Of course, counties don’t just have extra equipment to spare, so they’ll have to buy, lease, or borrow equipment. (In Delaware County, which was already looking into buying faster scanners for a potential recount in November, officials approved the purchase last Friday and two new machines, at a cost of $13,000 total, were expected to arrive Wednesday.)
Vote totals will change. Why? What’s the difference in the recount?
Running the same ballots through different machines will in some cases return slightly different results, and the numbers will almost certainly shift a bit during a recount.
This is a normal part of a recount process, and it’s part of why recounts happen. There’s a very small amount of error in counting votes because voters don’t submit perfectly clean, precisely filled-out ballots. When the results are close enough that the error can matter, we head to a recount.

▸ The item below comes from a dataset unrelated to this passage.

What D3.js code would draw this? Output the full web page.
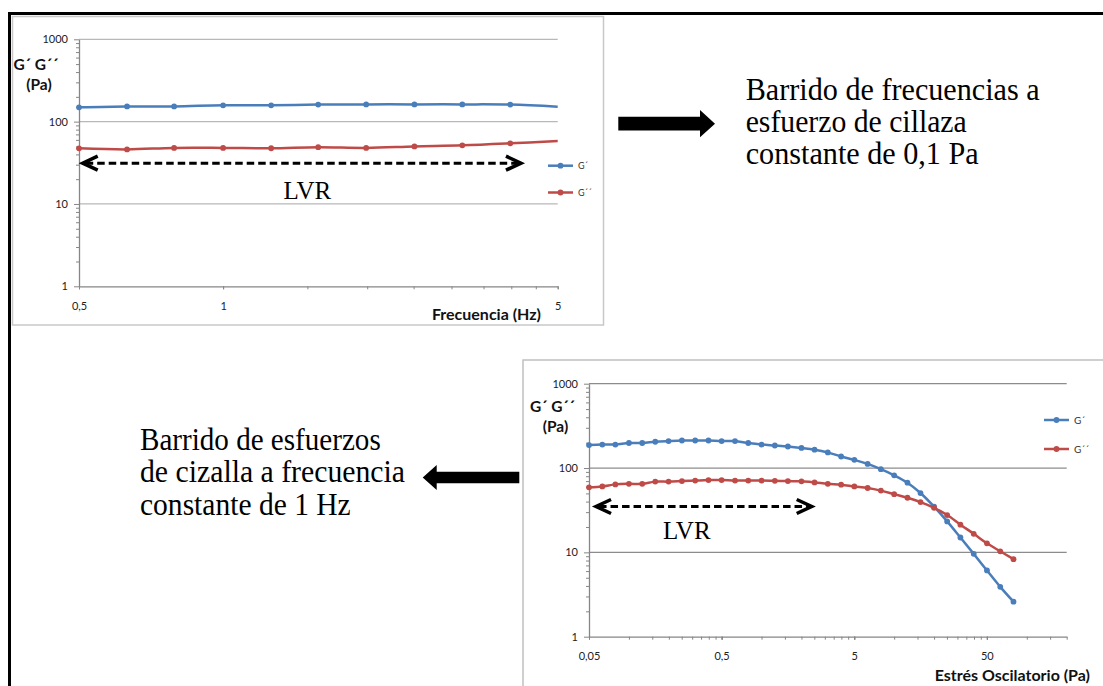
<!DOCTYPE html>
<html>
<head>
<meta charset="utf-8">
<script src="https://cdn.jsdelivr.net/npm/d3@7"></script>
<style>
  body { margin: 0; background: #fff; }
  .tick text { font-family: Lato, "Open Sans", sans-serif; font-size: 11px; fill: #222; }
</style>
</head>
<body>
<svg id="fig" width="1103" height="686"></svg>
<script>
// barrido de frecuencias, esfuerzo 0,1 Pa
const freq = [0.5, 0.63, 0.79, 1.0, 1.26, 1.58, 1.99, 2.51, 3.16, 3.98, 5.0];
const freqG1 = [149, 153, 153, 158, 158, 161, 162, 162, 162, 161, 152];
const freqG2 = [47.4, 46, 48, 48, 47.5, 49, 48, 50, 51.5, 54.5, 58.3];

// barrido de esfuerzos, 1 Hz
const stress = [0.05, 0.063, 0.079, 0.1, 0.126, 0.158, 0.199, 0.251, 0.316, 0.398, 0.5,
  0.631, 0.794, 1.0, 1.26, 1.58, 2.0, 2.51, 3.16, 3.98, 5.01, 6.31, 7.94, 10.0, 12.6,
  15.8, 20.0, 25.1, 31.6, 39.8, 50.1, 63.1, 79.4];
const stressG1 = [187, 190, 190, 198, 198, 205, 209, 212, 212, 212, 209, 209, 198, 190,
  185, 180, 173, 165, 153, 137, 125, 112, 97, 82, 67, 50.5, 34.8, 23.3, 15.0, 9.6, 6.1, 3.9, 2.6];
const stressG2 = [59, 60.5, 64, 65, 65, 69, 69, 70, 71, 72, 72, 71, 71, 71, 70.5, 70, 69.5,
  67.5, 65, 63.4, 60.5, 58, 54, 49, 44.4, 39.5, 33.8, 27.7, 21.3, 16.6, 12.8, 10.3, 8.3];

const seriesNames = ["G´", "G´´"];
const seriesColors = ["#4A7EBB", "#BE4B48"];
const yTicks = [1, 10, 100, 1000];
const yTickLabels = ["1", "10", "100", "1000"];
const freqTicks = [0.5, 1, 5];
const freqTickLabels = ["0,5", "1", "5"];
const stressTicks = [0.05, 0.5, 5, 50];
const stressTickLabels = ["0,05", "0,5", "5", "50"];

const topNote = ["Barrido de frecuencias a", "esfuerzo de cillaza", "constante de 0,1 Pa"];
const bottomNote = ["Barrido de esfuerzos", "de cizalla a frecuencia", "constante de 1 Hz"];

const svg = d3.select("#fig");
const sans = 'Lato, "Open Sans", sans-serif';
const serif = '"Liberation Serif", "Times New Roman", serif';

// marco negro exterior
svg.append("line").attr("x1", 8).attr("y1", 13.5).attr("x2", 1110).attr("y2", 13.5)
  .attr("stroke", "#000").attr("stroke-width", 3);
svg.append("line").attr("x1", 9.5).attr("y1", 12).attr("x2", 9.5).attr("y2", 700)
  .attr("stroke", "#000").attr("stroke-width", 3);

// marcos de los graficos
svg.append("rect").attr("x", 12.5).attr("y", 16.5).attr("width", 591).attr("height", 308.5)
  .attr("fill", "#fff").attr("stroke", "#c8c8c8").attr("stroke-width", 1.5);
svg.append("rect").attr("x", 523).attr("y", 360).attr("width", 600).attr("height", 400)
  .attr("fill", "#fff").attr("stroke", "#c0c0c0").attr("stroke-width", 1.5);

// minor ticks en log: multiplos del inicio de cada decada
function minorTicks(lo, hi) {
  const out = [];
  for (let s = lo; s < hi; s *= 10) {
    for (let k = 1; k <= 10; k++) {
      const v = s * k;
      if (v <= hi * 1.0001) out.push(v);
    }
  }
  return out;
}

function drawPanel(cfg) {
  const g = svg.append("g");
  const x = d3.scaleLog().domain(cfg.xDomain).range([cfg.left, cfg.right]);
  const y = d3.scaleLog().domain([1, 1000]).range([cfg.bottom, cfg.top]);

  // gridlines
  g.selectAll(".grid").data([10, 100, 1000]).join("line")
    .attr("x1", cfg.left).attr("x2", cfg.right)
    .attr("y1", d => y(d)).attr("y2", d => y(d))
    .attr("stroke", cfg.gridColor).attr("stroke-width", 1.3);

  // eje y: menores y mayores
  const yMinor = [];
  [1, 10, 100].forEach(d => { for (let k = 2; k <= 9; k++) yMinor.push(d * k); });
  g.append("g").attr("transform", `translate(${cfg.left},0)`)
    .call(d3.axisLeft(y).tickValues(yMinor).tickSize(3).tickFormat(""))
    .call(a => a.select(".domain").remove());
  g.append("g").attr("transform", `translate(${cfg.left},0)`)
    .call(d3.axisLeft(y).tickValues(yTicks).tickFormat((d, i) => yTickLabels[i])
      .tickSize(5).tickSizeOuter(0).tickPadding(6));

  // eje x
  g.append("g").attr("transform", `translate(0,${cfg.bottom})`)
    .call(d3.axisBottom(x).tickValues(minorTicks(cfg.xDomain[0], cfg.xDomain[1])).tickSize(3).tickFormat(""))
    .call(a => a.select(".domain").remove());
  g.append("g").attr("transform", `translate(0,${cfg.bottom})`)
    .call(d3.axisBottom(x).tickValues(cfg.xTicks).tickFormat((d, i) => cfg.xTickLabels[i])
      .tickSize(3).tickSizeOuter(0).tickPadding(13));

  g.selectAll(".domain").attr("stroke", "#868686").attr("stroke-width", 1.3);
  g.selectAll(".tick line").attr("stroke", "#868686");

  // titulos de ejes
  g.append("text").text("G´ G´´")
    .attr("x", cfg.left - cfg.yTitleDx).attr("y", cfg.top + cfg.yTitleDy)
    .attr("text-anchor", "middle").attr("font-family", sans)
    .attr("font-weight", "bold").attr("font-size", 15.5).attr("fill", "#111");
  g.append("text").text("(Pa)")
    .attr("x", cfg.left - cfg.yTitleDx + 3).attr("y", cfg.top + cfg.yTitleDy + 20)
    .attr("text-anchor", "middle").attr("font-family", sans)
    .attr("font-weight", "bold").attr("font-size", 15.5).attr("fill", "#111");
  g.append("text").text(cfg.xTitle)
    .attr("x", cfg.xTitleX).attr("y", cfg.bottom + cfg.xTitleDy)
    .attr("text-anchor", "end").attr("font-family", sans)
    .attr("font-weight", "bold").attr("font-size", 16).attr("fill", "#111");

  // series
  const line = d3.line().x(d => x(d[0])).y(d => y(d[1])).curve(d3.curveCatmullRom.alpha(0.5));
  cfg.series.forEach((vals, s) => {
    const pts = cfg.xs.map((v, i) => [v, vals[i]]);
    g.append("path").datum(pts).attr("d", line)
      .attr("fill", "none").attr("stroke", seriesColors[s]).attr("stroke-width", 2.5);
    g.selectAll(null).data(pts.filter(p => p[0] < cfg.xDomain[1] * 0.999)).join("circle")
      .attr("cx", d => x(d[0])).attr("cy", d => y(d[1])).attr("r", 2.9)
      .attr("fill", seriesColors[s]);
  });

  // leyenda
  seriesNames.forEach((name, s) => {
    const ly = cfg.legendY + s * cfg.legendGap;
    g.append("line").attr("x1", cfg.legendX).attr("x2", cfg.legendX + 25)
      .attr("y1", ly).attr("y2", ly).attr("stroke", seriesColors[s]).attr("stroke-width", 2.5);
    g.append("circle").attr("cx", cfg.legendX + 12.5).attr("cy", ly).attr("r", 2.9)
      .attr("fill", seriesColors[s]);
    g.append("text").text(name).attr("x", cfg.legendX + 30).attr("y", ly + 3.5)
      .attr("font-family", sans).attr("font-size", cfg.legendFont).attr("fill", "#333");
  });

  // flecha LVR discontinua
  const ay = y(cfg.lvr.level), ax0 = x(cfg.lvr.from), ax1 = x(cfg.lvr.to);
  g.append("line").attr("x1", ax0 + 3).attr("x2", ax1 - 3).attr("y1", ay).attr("y2", ay)
    .attr("stroke", "#000").attr("stroke-width", 3).attr("stroke-dasharray", "7.5 4");
  g.append("path").attr("d", `M${ax0 + 15},${ay - 7} L${ax0},${ay} L${ax0 + 15},${ay + 7}`)
    .attr("fill", "none").attr("stroke", "#000").attr("stroke-width", 3.5);
  g.append("path").attr("d", `M${ax1 - 15},${ay - 7} L${ax1},${ay} L${ax1 - 15},${ay + 7}`)
    .attr("fill", "none").attr("stroke", "#000").attr("stroke-width", 3.5);
  g.append("text").text("LVR")
    .attr("x", x(cfg.lvr.labelX)).attr("y", y(cfg.lvr.labelY))
    .attr("text-anchor", "middle").attr("font-family", serif).attr("font-size", 25).attr("fill", "#000");
}

drawPanel({
  xDomain: [0.5, 5], left: 79, right: 557.7, top: 39.3, bottom: 286.3,
  xTicks: freqTicks, xTickLabels: freqTickLabels,
  xs: freq, series: [freqG1, freqG2],
  gridColor: "#b8b8b8",
  xTitle: "Frecuencia (Hz)", xTitleX: 541, xTitleDy: 34,
  yTitleDx: 43, yTitleDy: 31,
  legendX: 548, legendY: 165.7, legendGap: 26.8, legendFont: 9,
  lvr: { from: 0.509, to: 4.19, level: 31.3, labelX: 1.5, labelY: 11.6 }
});

drawPanel({
  xDomain: [0.05, 200], left: 589, right: 1066.7, top: 383.7, bottom: 636.7,
  xTicks: stressTicks, xTickLabels: stressTickLabels,
  xs: stress, series: [stressG1, stressG2],
  gridColor: "#8c8c8c",
  xTitle: "Estrés Oscilatorio (Pa)", xTitleX: 1090, xTitleDy: 44,
  yTitleDx: 36.5, yTitleDy: 28,
  legendX: 1044, legendY: 420, legendGap: 29, legendFont: 10,
  lvr: { from: 0.0565, to: 2.39, level: 35, labelX: 0.273, labelY: 14.5 }
});

// textos explicativos
function note(lines, x0, y0, widths) {
  lines.forEach((t, i) => {
    svg.append("text").text(t)
      .attr("x", x0).attr("y", y0 + i * 32.3)
      .attr("font-family", serif).attr("font-size", 32).attr("fill", "#000")
      .attr("textLength", widths[i]).attr("lengthAdjust", "spacingAndGlyphs");
  });
}
note(topNote, 745.7, 99.5, [294, 221, 233]);
note(bottomNote, 140, 450, [240.7, 265, 210.7]);

// flechas negras
svg.append("path")
  .attr("d", "M618.3,116.7 L700,116.7 L700,110 L715,123.7 L700,137.3 L700,130.4 L618.3,130.4 Z")
  .attr("fill", "#000");
svg.append("path")
  .attr("d", "M519.3,471.7 L436.7,471.7 L436.7,465 L422.7,477.5 L436.7,490 L436.7,483.3 L519.3,483.3 Z")
  .attr("fill", "#000");
</script>
</body>
</html>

Here’s one hypothetical: A voter fills in half a bubble to vote for a candidate, changes their mind and X’s out that vote, then fills in a bubble for another candidate. The ballot scanner reads the original vote, with the X leading it to think that the voter wanted that candidate.
Or in some cases, the original machine flagged it as an overvote in the first place. But voters sometimes choose to submit their ballots anyway, and the race isn’t counted, said Jim Allen, elections director in Delaware County.
During the recount, those ballots get flagged for human review.
The general “voter intent” standard in that case is that elections workers try to determine what the voter meant to do.
Could the recount change the ultimate outcome?
It’s possible. As the numbers shift, either candidate could end up adding hundreds or even thousands more votes statewide. That’s not “finding” votes. It’s just part of the recount process.
The candidate who leads in the vote count going into a recount has almost always come out the winner after the recount. None of the previous statewide recounts changed the result. But we’re talking about such a slim margin between Oz and McCormick that it’s certainly possible.
What about a manual recount? Do the votes get counted by hand?
Counties could count votes by hand, but that’s a long and tedious process. Most counties will want to avoid that — the ones they’ll deal with manually are the ones that have to be reviewed to determine voter intent. Otherwise, they’ll use the scanners to move the process along quickly. Counties could choose to count votes by hand if they wish, but they’re not required to.